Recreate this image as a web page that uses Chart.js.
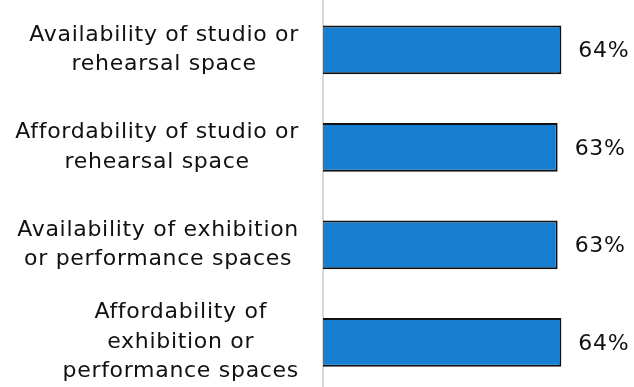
<!DOCTYPE html>
<html>
<head>
<meta charset="utf-8">
<script src="https://cdn.jsdelivr.net/npm/chart.js@4/dist/chart.umd.min.js"></script>
<style>
  html, body { margin: 0; padding: 0; background: #fff; overflow: hidden; }
  #wrap { width: 634px; height: 391px; }
</style>
</head>
<body>
<div id="wrap"><canvas id="spaceChart" width="634" height="391"></canvas></div>
<script>
// Категории (строки подписи) и доли ответов, %
const categories = [
  ['Availability of studio or', 'rehearsal space'],
  ['Affordability of studio or', 'rehearsal space'],
  ['Availability of exhibition', 'or performance spaces'],
  ['Affordability of', 'exhibition or', 'performance spaces']
];
const shares = [64, 63, 63, 64];

const FONT = '22px "DejaVu Sans"';
const SPACING = '0.7px';
const TEXT_COLOR = '#111111';

// Подписи категорий: блок выровнен вправо, строки внутри блока по центру
const categoryLabels = {
  id: 'categoryLabels',
  afterDraw(chart) {
    const ctx = chart.ctx;
    const yScale = chart.scales.y;
    const right = 299;
    const lineH = 29.5;
    ctx.save();
    ctx.font = FONT;
    ctx.fillStyle = TEXT_COLOR;
    ctx.letterSpacing = SPACING;
    ctx.textAlign = 'center';
    ctx.textBaseline = 'middle';
    categories.forEach((lines, i) => {
      const cy = yScale.getPixelForTick(i);
      const blockW = Math.max(...lines.map(l => ctx.measureText(l).width));
      const cx = right - blockW / 2;
      lines.forEach((l, j) => {
        ctx.fillText(l, cx, cy + (j - (lines.length - 1) / 2) * lineH);
      });
    });
    ctx.restore();
  }
};

// Значения справа от столбцов
const valueLabels = {
  id: 'valueLabels',
  afterDatasetsDraw(chart) {
    const ctx = chart.ctx;
    const meta = chart.getDatasetMeta(0);
    ctx.save();
    ctx.font = FONT;
    ctx.fillStyle = TEXT_COLOR;
    ctx.letterSpacing = SPACING;
    ctx.textAlign = 'left';
    ctx.textBaseline = 'middle';
    meta.data.forEach((bar, i) => {
      ctx.fillText(shares[i] + '%', bar.x + 17, bar.y + 2);
    });
    ctx.restore();
  }
};

const ctx = document.getElementById('spaceChart').getContext('2d');
new Chart(ctx, {
  type: 'bar',
  data: {
    labels: categories,
    datasets: [{
      data: shares,
      backgroundColor: '#167fd2',
      borderColor: '#111111',
      borderWidth: 2,
      categoryPercentage: 1,
      barPercentage: 0.5
    }]
  },
  options: {
    indexAxis: 'y',
    responsive: false,
    animation: false,
    devicePixelRatio: 1,
    layout: { padding: { top: 1, right: 0, bottom: 0, left: 0 } },
    plugins: {
      legend: { display: false },
      tooltip: { enabled: false }
    },
    scales: {
      x: {
        display: false,
        min: 0,
        max: 83.5
      },
      y: {
        ticks: { display: false },
        grid: { display: false },
        border: { display: true, color: '#d9d9d9', width: 2 },
        afterFit(scale) { scale.width = 323; }
      }
    }
  },
  plugins: [categoryLabels, valueLabels]
});
</script>
</body>
</html>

========================

* _Short task_
Transcribe the material as is, with images omitted.

* _Correct result_
Recreate this image as a web page that uses Chart.js.
<!DOCTYPE html>
<html>
<head>
<meta charset="utf-8">
<script src="https://cdn.jsdelivr.net/npm/chart.js@4/dist/chart.umd.min.js"></script>
<style>
  html, body { margin: 0; padding: 0; background: #fff; overflow: hidden; }
  #wrap { width: 634px; height: 391px; }
</style>
</head>
<body>
<div id="wrap"><canvas id="spaceChart" width="634" height="391"></canvas></div>
<script>
// Категории (строки подписи) и доли ответов, %
const categories = [
  ['Availability of studio or', 'rehearsal space'],
  ['Affordability of studio or', 'rehearsal space'],
  ['Availability of exhibition', 'or performance spaces'],
  ['Affordability of', 'exhibition or', 'performance spaces']
];
const shares = [64, 63, 63, 64];

const FONT = '22px "DejaVu Sans"';
const SPACING = '0.7px';
const TEXT_COLOR = '#111111';

// Подписи категорий: блок выровнен вправо, строки внутри блока по центру
const categoryLabels = {
  id: 'categoryLabels',
  afterDraw(chart) {
    const ctx = chart.ctx;
    const yScale = chart.scales.y;
    const right = 299;
    const lineH = 29.5;
    ctx.save();
    ctx.font = FONT;
    ctx.fillStyle = TEXT_COLOR;
    ctx.letterSpacing = SPACING;
    ctx.textAlign = 'center';
    ctx.textBaseline = 'middle';
    categories.forEach((lines, i) => {
      const cy = yScale.getPixelForTick(i);
      const blockW = Math.max(...lines.map(l => ctx.measureText(l).width));
      const cx = right - blockW / 2;
      lines.forEach((l, j) => {
        ctx.fillText(l, cx, cy + (j - (lines.length - 1) / 2) * lineH);
      });
    });
    ctx.restore();
  }
};

// Значения справа от столбцов
const valueLabels = {
  id: 'valueLabels',
  afterDatasetsDraw(chart) {
    const ctx = chart.ctx;
    const meta = chart.getDatasetMeta(0);
    ctx.save();
    ctx.font = FONT;
    ctx.fillStyle = TEXT_COLOR;
    ctx.letterSpacing = SPACING;
    ctx.textAlign = 'left';
    ctx.textBaseline = 'middle';
    meta.data.forEach((bar, i) => {
      ctx.fillText(shares[i] + '%', bar.x + 17, bar.y + 2);
    });
    ctx.restore();
  }
};

const ctx = document.getElementById('spaceChart').getContext('2d');
new Chart(ctx, {
  type: 'bar',
  data: {
    labels: categories,
    datasets: [{
      data: shares,
      backgroundColor: '#167fd2',
      borderColor: '#111111',
      borderWidth: 2,
      categoryPercentage: 1,
      barPercentage: 0.5
    }]
  },
  options: {
    indexAxis: 'y',
    responsive: false,
    animation: false,
    devicePixelRatio: 1,
    layout: { padding: { top: 1, right: 0, bottom: 0, left: 0 } },
    plugins: {
      legend: { display: false },
      tooltip: { enabled: false }
    },
    scales: {
      x: {
        display: false,
        min: 0,
        max: 83.5
      },
      y: {
        ticks: { display: false },
        grid: { display: false },
        border: { display: true, color: '#d9d9d9', width: 2 },
        afterFit(scale) { scale.width = 323; }
      }
    }
  },
  plugins: [categoryLabels, valueLabels]
});
</script>
</body>
</html>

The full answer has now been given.